If you never call, it’s the same as it never happened.
Sacramento Police Department spokesman Matthew McPhail, who urged residents to report incidents to authorities
“It’s fair to say we are down relative to the peak, when we were swinging our full effort,” McPhail said. “But obviously any time somebody is being victimized is not a desirable outcome.”
Violent crime in council District 6, which covers southeast Sacramento, jumped by more than 25 percent from 2015 to 2016, driven by the sharp increases in robberies and aggravated assaults in the predominately Asian neighborhoods.
The city’s statistics, however, do not offer the complete picture since many in the community do not report crimes to authorities. Some of them are afraid of retribution, while others struggle to communicate in English.
Situ said she was robbed last month as she exited the garage at her south Sacramento home. The perpetrator allegedly demanded her purse, which contained $500 in cash, credit cards and her driver’s license.
“No one saw it, so there’s no point of reporting it to police,” Situ said. “I was lucky he didn’t shoot me.”
Wei Xin Yang, a community activist and president of the newly formed Asian American Public Safety Service Center, said there has been a noticeable uptick in crime. The nonprofit continues to dispatch about 25 volunteers on nightly patrols to the troubled neighborhoods.
“As long as people are seeking help, we will help them,” Yang said, noting that his patrols respond to roughly six incidents each night.
Residents use the Chinese social media app, WeChat, to call for help. The volunteers, some of them armed, are able to stop about 70 percent of the robberies, due to the fast response time, Yang said. The vigilantes honk horns and flash headlights, which usually sends the criminals fleeing.
Yang’s nonprofit officially launched last month with a grand banquet that attracted hundreds of supporters. Yang said the Asian community is intent on warding off the crime for good. He sees an increase in recruits for the volunteer patrol as a testament to that commitment.

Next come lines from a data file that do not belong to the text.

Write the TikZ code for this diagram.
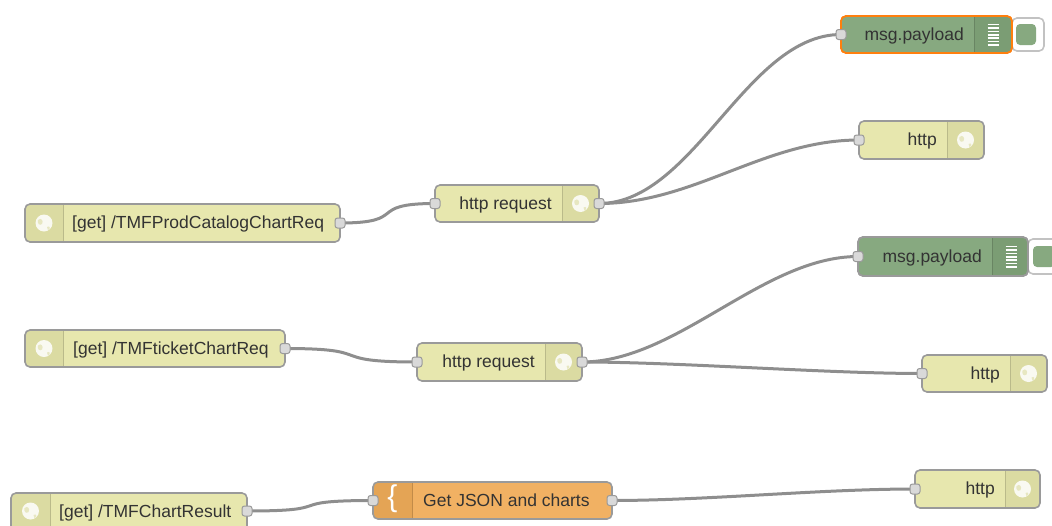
\documentclass[tikz,border=0pt]{standalone}
\usepackage{fontspec}
\setmainfont{Liberation Sans}
\definecolor{httpc}{HTML}{E7E7AE}
\definecolor{httpi}{HTML}{DBDBA2}
\definecolor{dbgc}{HTML}{87A980}
\definecolor{dbgi}{HTML}{7B9D74}
\definecolor{fnc}{HTML}{F1B163}
\definecolor{fni}{HTML}{E4A455}
\definecolor{bord}{HTML}{9A9A9A}
\definecolor{selb}{HTML}{FF7F0E}
\definecolor{txt}{HTML}{333333}
\definecolor{wirec}{HTML}{8E8E8E}
\definecolor{portc}{HTML}{D9D9D9}
\tikzset{
  nodebox/.style={inner sep=0pt, outer sep=0pt, rectangle},
  lbl/.style={inner sep=0pt, text=txt, font=\fontsize{17.5}{20}\selectfont},
  wire/.style={draw=wirec, line width=3pt},
  port/.style={draw=bord, fill=portc, line width=1pt, rounded corners=2.5pt, minimum size=10pt, inner sep=0pt},
  globe/.style={fill=white, opacity=0.85},
}
% name, l, t, r, b, sep, fill, icon fill, border colour
\newcommand\fnode[9]{%
  \pgfmathsetmacro\cx{(#2+#4)/2}\pgfmathsetmacro\cy{(#3+#5)/2}%
  \pgfmathsetmacro\ww{#4-#2}\pgfmathsetmacro\hh{#5-#3}%
  \pgfmathsetmacro\edge{(#6<\cx)?#2:#4}%
  \node[nodebox, fill=#7, rounded corners=5pt, minimum width=\ww pt, minimum height=\hh pt] (#1) at (\cx,\cy) {};
  \begin{scope}
    \clip[rounded corners=5pt] (#2,#3) rectangle (#4,#5);
    \fill[#8] (#6,#3) rectangle (\edge,#5);
    \draw[#8!85!black, line width=0.6pt] (#6,#3) -- (#6,#5);
  \end{scope}
  \draw[#9, line width=1.6pt, rounded corners=5pt] (#2,#3) rectangle (#4,#5);
}
\newcommand\globeicon[2]{%
  \begin{scope}[shift={(#1,#2)}]
    \fill[globe] (0,0) circle (8.5pt);
    \fill[httpi, opacity=0.6] (-6,-3) .. controls (-3,-6) and (0,-2) .. (-2,1) .. controls (-4,3) and (-7,1) .. cycle;
    \fill[httpi, opacity=0.6] (3,4) .. controls (6,2) and (7,6) .. (4,7) -- cycle;
  \end{scope}
}
\begin{document}
\begin{tikzpicture}[x=1pt,y=-1pt]
\useasboundingbox (0,0) rectangle (1052,525);
\clip (0,0) rectangle (1052,525);

% ---------- nodes ----------
% debug 1 (selected)
\fnode{dbg1}{841}{16}{1012}{53}{974}{dbgc}{dbgi}{selb}
% debug 2
\fnode{dbg2}{858}{237}{1028}{276}{992}{dbgc}{dbgi}{bord}
% http responses
\fnode{res1}{859}{121}{984}{159}{947}{httpc}{httpi}{bord}
\fnode{res2}{922}{355}{1047}{392}{1010}{httpc}{httpi}{bord}
\fnode{res3}{915}{470}{1040}{508}{1005}{httpc}{httpi}{bord}
% http in
\fnode{in1}{25}{204}{340}{242}{63}{httpc}{httpi}{bord}
\fnode{in2}{25}{330}{285}{367}{63}{httpc}{httpi}{bord}
\fnode{in3}{11}{493}{247}{533}{50}{httpc}{httpi}{bord}
% http request
\fnode{req1}{435}{185}{599}{222}{562}{httpc}{httpi}{bord}
\fnode{req2}{417}{343}{582}{381}{545}{httpc}{httpi}{bord}
% function
\fnode{fn}{373}{482}{612}{519}{412}{fnc}{fni}{bord}

% debug toggle buttons
\draw[bord!60, fill=white, line width=1.6pt, rounded corners=5pt] (1012,18) rectangle (1044,51);
\fill[dbgc, rounded corners=4pt] (1016,24) rectangle (1036,45);
\draw[bord!60, fill=white, line width=1.6pt, rounded corners=5pt] (1028,239) rectangle (1062,274);
\fill[dbgc, rounded corners=4pt] (1033,246) rectangle (1055,267);
% re-draw debug borders over the buttons
\draw[selb, line width=1.6pt, rounded corners=5pt] (841,16) rectangle (1012,53);
\draw[bord, line width=1.6pt, rounded corners=5pt] (858,237) rectangle (1028,276);

% ---------- icons ----------
\foreach \x/\y in {993/34.5, 1011/256.5}{
  \foreach \k in {0,...,6} \draw[white, line width=1.6pt] (\x-5.5,\y-10+3.4*\k) -- (\x+5.5,\y-10+3.4*\k);
}
\globeicon{965.5}{140}
\globeicon{1028.5}{373.5}
\globeicon{1022.5}{489}
\globeicon{580.5}{203.5}
\globeicon{563.5}{362}
\globeicon{44}{223}
\globeicon{44}{348.5}
\globeicon{30.5}{511}
\node[lbl, text=white, font=\fontsize{30}{30}\selectfont] (fnicon) at (392.5,499) {\{};

% ---------- labels ----------
\node[lbl, anchor=base east] (dbg1-t) at (964,40) {msg.payload};
\node[lbl, anchor=base east] (dbg2-t) at (982,262) {msg.payload};
\node[lbl, anchor=base east] (res1-t) at (937,145.5) {http};
\node[lbl, anchor=base east] (res2-t) at (1000,379) {http};
\node[lbl, anchor=base east] (res3-t) at (995,494.5) {http};
\node[lbl, anchor=base east] (req1-t) at (552,209) {http request};
\node[lbl, anchor=base east] (req2-t) at (535,367.5) {http request};
\node[lbl, anchor=base west] (in1-t) at (72,228.5) {[get] /TMFProdCatalogChartReq};
\node[lbl, anchor=base west] (in2-t) at (73,354) {[get] /TMFticketChartReq};
\node[lbl, anchor=base west] (in3-t) at (59,517) {[get] /TMFChartResult};
\node[lbl, anchor=base west] (fn-t) at (423,506) {Get JSON and charts};

% ---------- port positions ----------
\coordinate (dbg1-ip) at (dbg1.west);
\coordinate (dbg2-ip) at (dbg2.west);
\coordinate (res1-ip) at (res1.west);
\coordinate (res2-ip) at (res2.west);
\coordinate (res3-ip) at (res3.west);
\coordinate (req1-ip) at (req1.west);
\coordinate (req1-op) at (req1.east);
\coordinate (req2-ip) at (req2.west);
\coordinate (req2-op) at (req2.east);
\coordinate (in1-op) at (in1.east);
\coordinate (in2-op) at (in2.east);
\coordinate (in3-op) at (247,511);
\coordinate (fn-ip) at (fn.west);
\coordinate (fn-op) at (fn.east);

% ---------- wires ----------
\draw[wire] (in1-op) .. controls +(70,0) and +(-70,0) .. (req1-ip);
\draw[wire] (in2-op) .. controls +(95,0) and +(-95,0) .. (req2-ip);
\draw[wire] (in3-op) .. controls +(95,0) and +(-95,0) .. (fn-ip);
\draw[wire] (req1-op) .. controls +(95,0) and +(-95,0) .. (dbg1-ip);
\draw[wire] (req1-op) .. controls +(95,0) and +(-95,0) .. (res1-ip);
\draw[wire] (req2-op) .. controls +(95,0) and +(-95,0) .. (dbg2-ip);
\draw[wire] (req2-op) .. controls +(95,0) and +(-95,0) .. (res2-ip);
\draw[wire] (fn-op) .. controls +(95,0) and +(-95,0) .. (res3-ip);

% ---------- ports ----------
\node[port] (dbg1-i) at (dbg1-ip) {};
\node[port] (dbg2-i) at (dbg2-ip) {};
\node[port] (res1-i) at (res1-ip) {};
\node[port] (res2-i) at (res2-ip) {};
\node[port] (res3-i) at (res3-ip) {};
\node[port] (req1-i) at (req1-ip) {};
\node[port] (req1-o) at (req1-op) {};
\node[port] (req2-i) at (req2-ip) {};
\node[port] (req2-o) at (req2-op) {};
\node[port] (in1-o) at (in1-op) {};
\node[port] (in2-o) at (in2-op) {};
\node[port] (in3-o) at (in3-op) {};
\node[port] (fn-i) at (fn-ip) {};
\node[port] (fn-o) at (fn-op) {};
\end{tikzpicture}
\end{document}
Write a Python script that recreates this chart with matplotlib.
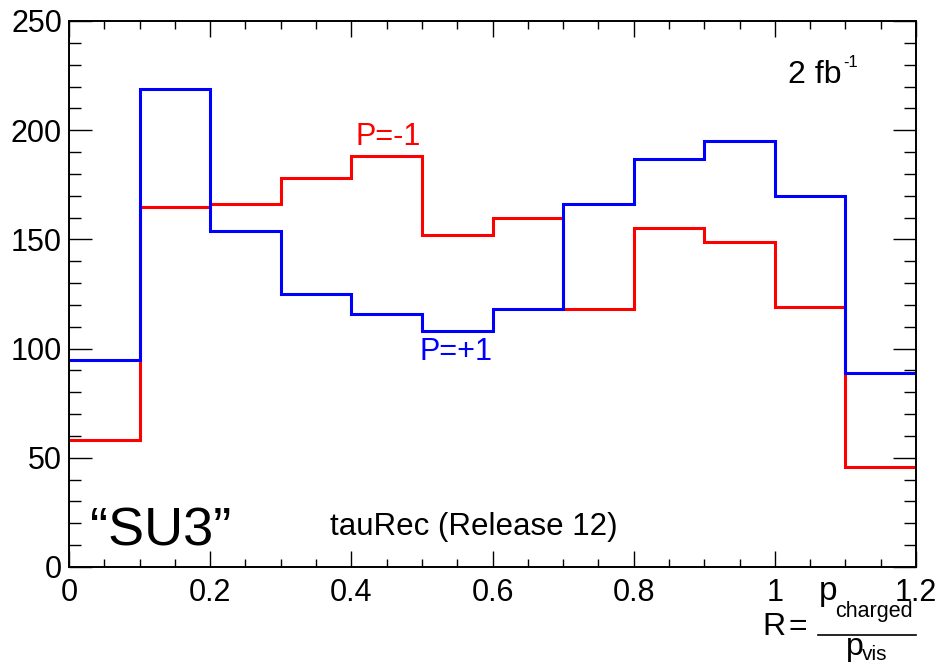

Scott Song, vice president of the group, said they will soon ask an instructor with the National Rifle Association to train volunteers on the proper use of firearms while on patrol. The vigilante activity has been criticized by Sacramento police. Leaders of the patrols have repeatedly defended their activities, citing the lack of officer manpower.
“We are partners with the police,” Yang said.
Song said the nonprofit may solicit donations from the public to purchase surveillance equipment for the police department. ShotSpotter microphones that detect gunshots and other high tech gear have helped stem crime in areas like North Sacramento.
Police spokesman McPhail urged residents to report incidents to authorities because that data can determine how enforcement resources are distributed.
“If you never call, it’s the same as it never happened,” he said.